Keep Right , nouvelle création de la Compagnia Atipica Randagia, nous fait prendre conscience de l’exploit que supposent le déplacement et la survie dans la ville, et expose la déshumanisation que nous subissons dans le milieu urbain.
Quatre personnages vont essayer de se frayer un chemin dans la jungle de la ville pour tenter d’arriver à leur destination, un point de rendez-vous. Rien de plus simple ni de plus dangereux : le tissu urbain devient un animal sauvage à apprivoiser.
Lorsque le public entre, les quatre comédiens se trouvent déjà sur scène et s’étirent consciencieusement. Une lumière ténue les accompagne, ainsi qu’un guitariste, côté jardin. Tout à coup, un plein feu, un grincement à la guitare : la machine se met en route.
De façon progressive, les étirements des comédiens vont sortir de l’ordinaire, se répéter, se décliner, pour devenir des gestes, des mouvements, partie intégrante d’une chorégraphie. Les corps se transforment ainsi en pièces d’un engrenage, une chaîne (humaine) aux mouvements mécaniques, répétitifs et pourtant fascinante, dotée d’une sorte d’esthétique robotique hypnotique.
Voilà l’une des idées principales dans ce spectacle : la ville, comme cet engin frénétique, est composée d’êtres humains à part entière, de pièces qui s’assemblent pour chercher un rythme commun. Ils deviennent ainsi de simples pignons, des automates qui, dans l’espoir d’arriver à un but, s’oublient sur le chemin. De cette façon, les quatre personnages alternent entre ce corps robotique imposé et un être entier, avec toute la panoplie d’émotions qui lui est réservée, une nature sensible et imparfaite, propre du vivant.
La mise en scène traduit parfaitement cette idée avec une série de moments chorégraphiés et d’autres qui comprennent des monologues des personnages, une façon de mettre en lumière chacune des pièces de cette machine qui, une fois prises individuellement, dévoilent une âme bien plus humaine que celle que son entourage lui permet de montrer. Des moments à la fois de faiblesse mais aussi d’affirmation, de détachement par rapport à la vague qui les emporte et de prise de parole dans un monde sans dialogue. Angoisse, stress, nostalgie, des états d’esprit qui ne sont certes pas agréables mais qui conforment le tissu humain ; tout comme l’humour, basé sur nos expériences quotidiennes dans les transports ou dans les rues, et qui met en évidence la difficulté absurde de survivre dans un milieu qui a été conçu justement pour cela, pour que nous y vivions.
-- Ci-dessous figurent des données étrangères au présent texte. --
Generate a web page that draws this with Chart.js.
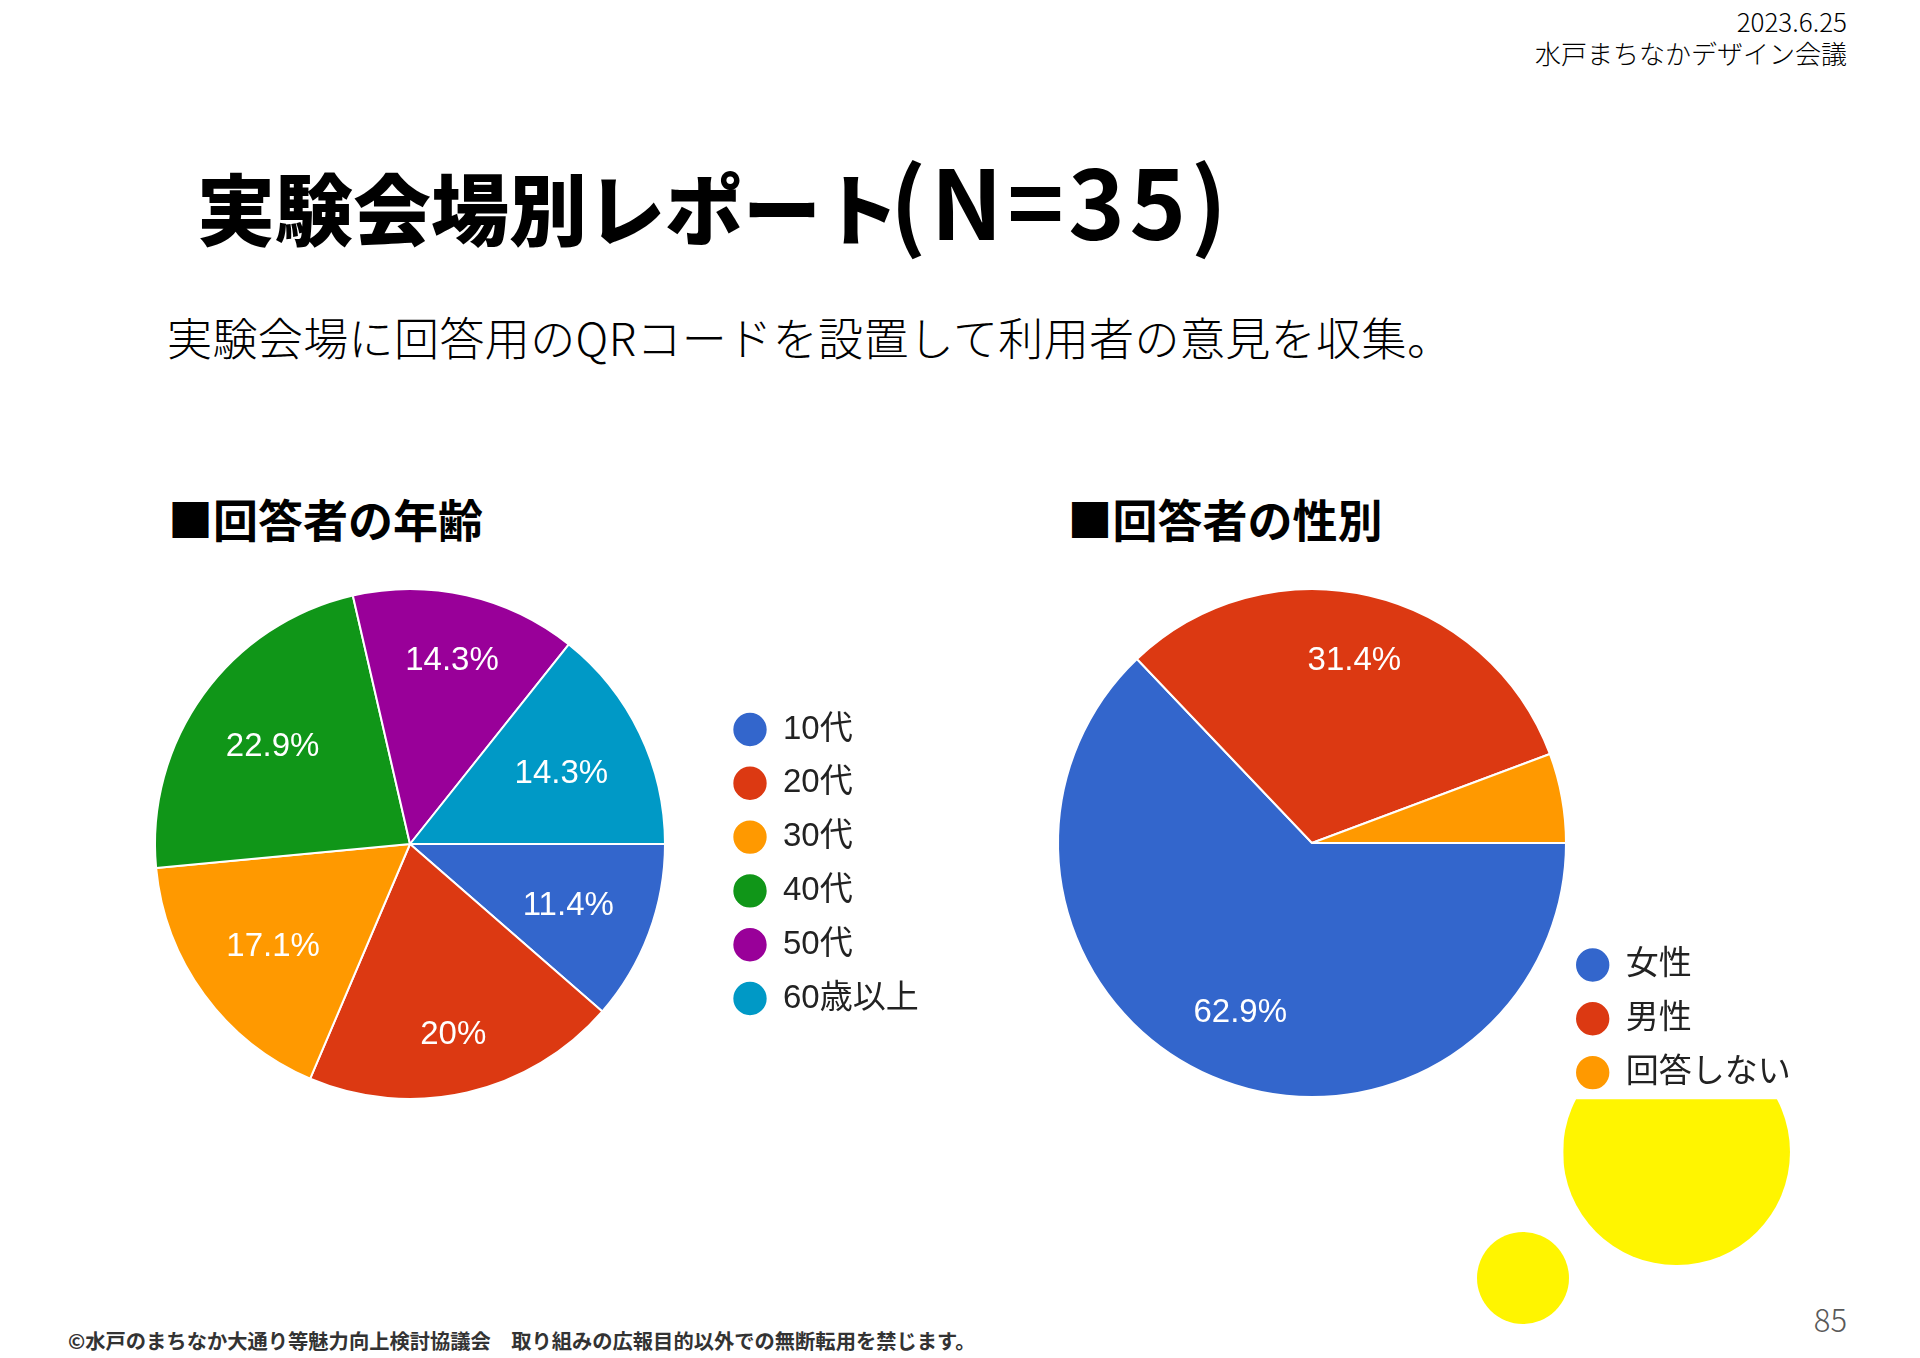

Ces êtres, vrais, authentiques, regardent les spectateurs dans les yeux, se détachent du robotique pour établir un contact organique. Et pourtant, les sons électroniques de la guitare, tantôt industriels, tantôt machinaux, les arrachent à cet instant privilégié pour les replonger dans la jungle de la ville, dans un combat primaire, préhistorique presque, pour survivre. Se met alors en place un paradoxe intéressant entre la modernité et le progrès apparents de la ville et son univers sauvage latent. Les personnages incarnent cette lutte incessante, ainsi qu’une autre qui se fait à un niveau plus interne, plus personnel : la volonté de rester soi-même et d’éviter de se faire avaler par l’entourage. Nous assistons à un va-et-vient constant entre le mécanique et l’humain, l’imposition et la liberté, tant dans la forme comme dans le contenu.
Où vais-je ? Pourquoi suis-je ici ? Quel est mon but ? Le texte d‘Elisa De Angelis est ponctué de ces grandes questions existentielles sans leur donner de réponses ; ou, du moins, sans en imposer. Il s’agit ici plutôt d’un état des lieux, une représentation de cette ambivalence entre civilisation et barbarie, une peinture d’un écosystème chaotique et sauvage où prime la loi du plus fort ou du plus rusé, celui qui arrive à dompter cette géométrie sauvage.
Keep Right nous place face à notre reflet et nous fait prendre conscience d’une situation que nous oublions, devenue quotidienne et naturelle, dont nous sommes à la fois témoins, victimes et complices.